Former Parti Québécois cabinet colleagues Pauline Marois and François Legault opened their televised tussle on Wednesday night by each promising integrity if they become premier next month.
The clash between the PQ leader and Legault, leader of the Coalition for Québec's Future, is the last of four consecutive debates featuring the province's political leaders.
Marois and Legault were to debate four topics: governance, social policy, the economy and the national question.
Marois kicked off the highly anticipated encounter by telling Quebecers that a PQ government elected on Sept. 4 would be clean.
"You have in front of you two very different visions of Quebec," she said. "My vision is to present an honest and responsible government. And we are going to do that with Quebecers."
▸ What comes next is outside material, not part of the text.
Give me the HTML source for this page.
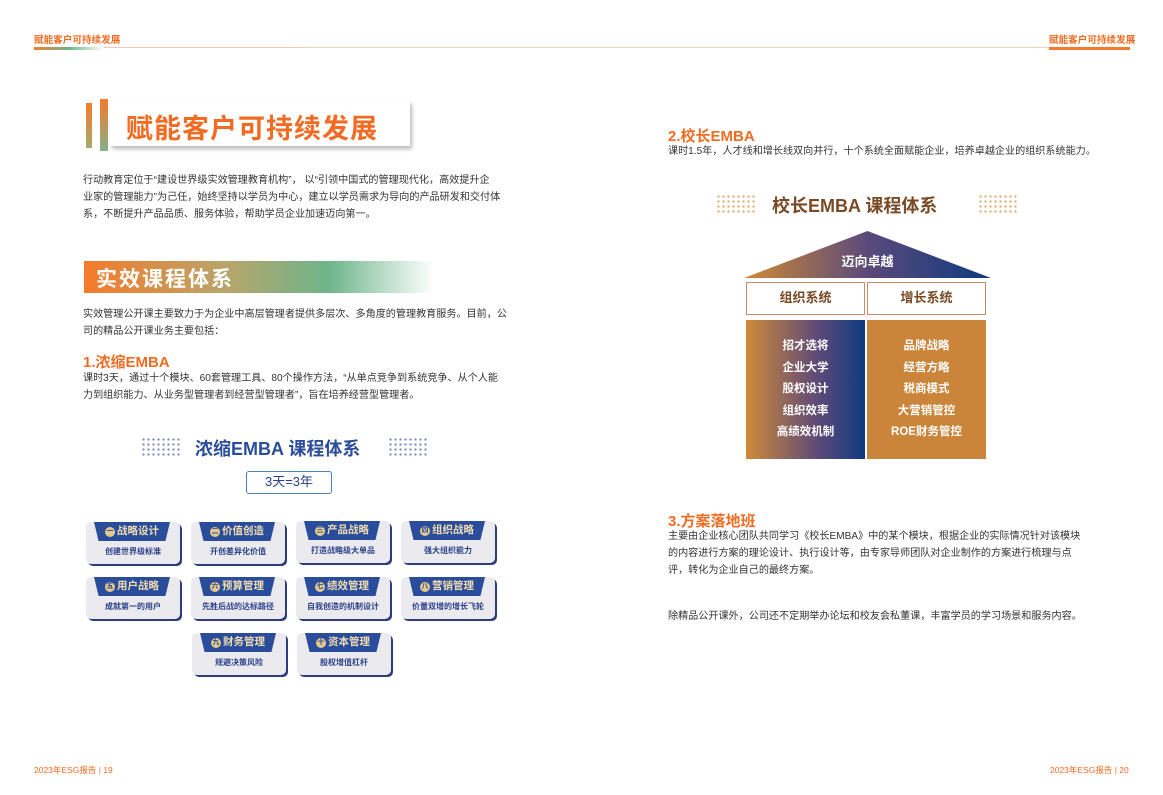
<!DOCTYPE html>
<html><head><meta charset="utf-8"><style>
*{margin:0;padding:0;box-sizing:border-box}
body{width:1163px;height:795px;background:#fff;position:relative;overflow:hidden;font-family:"Liberation Sans","Noto Sans CJK SC",sans-serif;color:#333}
.a{position:absolute}
.p{font-size:10.1px;line-height:17px;color:#333;white-space:nowrap}
.h{color:#f26b22;font-weight:bold;font-size:15px}
.card{position:absolute;width:94px;height:42px;background:#ebebef;border-radius:5px;box-shadow:2px 2px 0 #2d3c7a}
.card .t{position:absolute;left:8px;top:0;width:76px;height:19px;background:#2a4d9b;clip-path:polygon(0 0,100% 0,94% 100%,6% 100%);color:#f1dcb0;font-size:10.5px;font-weight:bold;text-align:center;line-height:19px}
.card .t i{display:inline-block;width:10px;height:10px;border-radius:50%;background:#e7c98b;color:#2a4d9b;font-style:normal;font-size:7px;line-height:10px;vertical-align:1px;margin-right:2px}
.card .s{position:absolute;left:0;right:0;top:24px;text-align:center;font-size:8px;font-weight:bold;color:#2a3f8a}
.dots{position:absolute;width:40px;height:20px;background-image:radial-gradient(circle,#7b86b8 1px,transparent 1.3px);background-size:5px 5px}
.dots2{position:absolute;width:40px;height:20px;background-image:radial-gradient(circle,#e0a46a 1px,transparent 1.3px);background-size:5px 5px}
</style></head><body>
<div class="a" style="left:34px;top:32px;font-size:9.6px;font-weight:bold;color:#f26b22">赋能客户可持续发展</div>
<div class="a" style="left:34px;top:47px;width:266px;height:1px;background:#f7c9b0"></div>
<div class="a" style="left:34px;top:47px;width:70px;height:3px;background:linear-gradient(90deg,#f47b2a,#6db58a,#fff)"></div>
<div class="a" style="left:300px;top:47px;width:830px;height:1px;background:#f7d0bc"></div>
<div class="a" style="left:1049px;top:32px;font-size:9.6px;font-weight:bold;color:#f26b22">赋能客户可持续发展</div>
<div class="a" style="left:1049px;top:47px;width:81px;height:3px;background:#f47b2a"></div>
<div class="a" style="left:86px;top:103px;width:6px;height:45px;background:linear-gradient(#f47b2a,#a8a970)"></div>
<div class="a" style="left:100px;top:99px;width:8px;height:52px;background:linear-gradient(#f47b2a,#86b08a)"></div>
<div class="a" style="left:110px;top:101px;width:300px;height:45px;background:#fff;box-shadow:2px 3px 4px #bbb"></div>
<div class="a" style="left:126px;top:107px;font-size:27px;font-weight:bold;color:#f26b22;letter-spacing:1px">赋能客户可持续发展</div>
<div class="a p" style="left:83px;top:172px">行动教育定位于“建设世界级实效管理教育机构”， 以“引领中国式的管理现代化，高效提升企<br>业家的管理能力”为己任，始终坚持以学员为中心，建立以学员需求为导向的产品研发和交付体<br>系，不断提升产品品质、服务体验，帮助学员企业加速迈向第一。</div>
<div class="a" style="left:84px;top:261px;width:350px;height:32px;background:linear-gradient(90deg,#f47b2a 0%,#b9a46a 40%,#6db58a 70%,#fff 100%)"></div>
<div class="a" style="left:96px;top:263px;font-size:21px;font-weight:bold;color:#fff;letter-spacing:2px">实效课程体系</div>
<div class="a p" style="left:83px;top:306px">实效管理公开课主要致力于为企业中高层管理者提供多层次、多角度的管理教育服务。目前，公<br>司的精品公开课业务主要包括：</div>
<div class="a h" style="left:83px;top:351px">1.浓缩EMBA</div>
<div class="a p" style="left:83px;top:370px">课时3天，通过十个模块、60套管理工具、80个操作方法，“从单点竞争到系统竞争、从个人能<br>力到组织能力、从业务型管理者到经营型管理者”，旨在培养经营型管理者。</div>
<div class="dots" style="left:141px;top:437px"></div>
<div class="a" style="left:195px;top:435px;font-size:18px;font-weight:bold;color:#2a4d9b">浓缩EMBA 课程体系</div>
<div class="dots" style="left:388px;top:437px"></div>
<div class="a" style="left:246px;top:471px;width:86px;height:23px;border:1.5px solid #4a7fc0;border-radius:3px;text-align:center;font-size:13px;line-height:20px;color:#2a3f8a">3天=3年</div>
<div class="card" style="left:86px;top:522px"><div class="t"><i>一</i>战略设计</div><div class="s">创建世界级标准</div></div>
<div class="card" style="left:191px;top:522px"><div class="t"><i>二</i>价值创造</div><div class="s">开创差异化价值</div></div>
<div class="card" style="left:296px;top:521px"><div class="t"><i>三</i>产品战略</div><div class="s">打造战略级大单品</div></div>
<div class="card" style="left:401px;top:521px"><div class="t"><i>四</i>组织战略</div><div class="s">强大组织能力</div></div>
<div class="card" style="left:86px;top:577px"><div class="t"><i>五</i>用户战略</div><div class="s">成就第一的用户</div></div>
<div class="card" style="left:191px;top:577px"><div class="t"><i>六</i>预算管理</div><div class="s">先胜后战的达标路径</div></div>
<div class="card" style="left:296px;top:577px"><div class="t"><i>七</i>绩效管理</div><div class="s">自我创造的机制设计</div></div>
<div class="card" style="left:401px;top:577px"><div class="t"><i>八</i>营销管理</div><div class="s">价量双增的增长飞轮</div></div>
<div class="card" style="left:192px;top:633px"><div class="t"><i>九</i>财务管理</div><div class="s">规避决策风险</div></div>
<div class="card" style="left:297px;top:633px"><div class="t"><i>十</i>资本管理</div><div class="s">股权增值杠杆</div></div>
<div class="a" style="left:34px;top:764px;font-size:8.5px;color:#f26b22">2023年ESG报告 | 19</div>
<div class="a h" style="left:668px;top:125px">2.校长EMBA</div>
<div class="a p" style="left:668px;top:143px">课时1.5年，人才线和增长线双向并行，十个系统全面赋能企业，培养卓越企业的组织系统能力。</div>
<div class="dots2" style="left:716px;top:194px"></div>
<div class="a" style="left:772px;top:192px;font-size:18px;font-weight:bold;color:#7a4a24">校长EMBA 课程体系</div>
<div class="dots2" style="left:978px;top:194px"></div>
<div class="a" style="left:744px;top:231px;width:247px;height:47px;background:linear-gradient(90deg,#d08a35,#5a4a7a 50%,#0e3a80);clip-path:polygon(50% 0,100% 100%,0 100%)"></div>
<div class="a" style="left:744px;top:251px;width:247px;text-align:center;color:#fff;font-size:13px;font-weight:bold">迈向卓越</div>
<div class="a" style="left:746px;top:282px;width:119px;height:33px;border:1.5px solid #c98a6a;text-align:center;line-height:30px;font-size:13px;font-weight:bold;color:#7a4a24">组织系统</div>
<div class="a" style="left:867px;top:282px;width:119px;height:33px;border:1.5px solid #c98a6a;text-align:center;line-height:30px;font-size:13px;font-weight:bold;color:#7a4a24">增长系统</div>
<div class="a" style="left:746px;top:320px;width:119px;height:139px;background:linear-gradient(90deg,#cf8a38,#5e4a78 60%,#0e3a80);color:#fff;font-size:11.5px;font-weight:bold;text-align:center;line-height:21.5px;padding-top:16px">招才选将<br>企业大学<br>股权设计<br>组织效率<br>高绩效机制</div>
<div class="a" style="left:867px;top:320px;width:119px;height:139px;background:#cb853a;color:#fff;font-size:11.5px;font-weight:bold;text-align:center;line-height:21.5px;padding-top:16px">品牌战略<br>经营方略<br>税商模式<br>大营销管控<br>ROE财务管控</div>
<div class="a h" style="left:668px;top:510px">3.方案落地班</div>
<div class="a p" style="left:668px;top:528px">主要由企业核心团队共同学习《校长EMBA》中的某个模块，根据企业的实际情况针对该模块<br>的内容进行方案的理论设计、执行设计等，由专家导师团队对企业制作的方案进行梳理与点<br>评，转化为企业自己的最终方案。</div>
<div class="a p" style="left:668px;top:608px">除精品公开课外，公司还不定期举办论坛和校友会私董课，丰富学员的学习场景和服务内容。</div>
<div class="a" style="left:1050px;top:764px;font-size:8.5px;color:#f26b22">2023年ESG报告 | 20</div>
</body></html>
With corruption a hot-button issue in the campaign, Legault didn't want to let his PQ rival occupy centre stage on the issue.
"I think what Quebecers want is a clean and efficient government that stands up to interest groups," Legault told viewers. "The priority in Quebec is a major cleanup to get rid of corruption and waste."
The clash between the two was expected to have some extra spice because of their past, which included five years together in the cabinets of Lucien Bouchard and Bernard Landry.
Marois was to make a run for the PQ leadership in 2001, but backed out after being abandoned by none other than Legault, who threw his support behind Landry.
The previous head-to-head debates this week saw Marois duelling with Liberal Leader Jean Charest on Monday, and Charest duking it out with Legault on Tuesday.
Quebecers go to the polls on Sept. 4.
One of the more interesting aspects of the Marois-Legault debate was to be their exchange on sovereignty referendums.
Marois is constantly vague on the timing of the next one, while Legault says he will not hold a referendum for 10 years and that he would even vote No if one were held right now.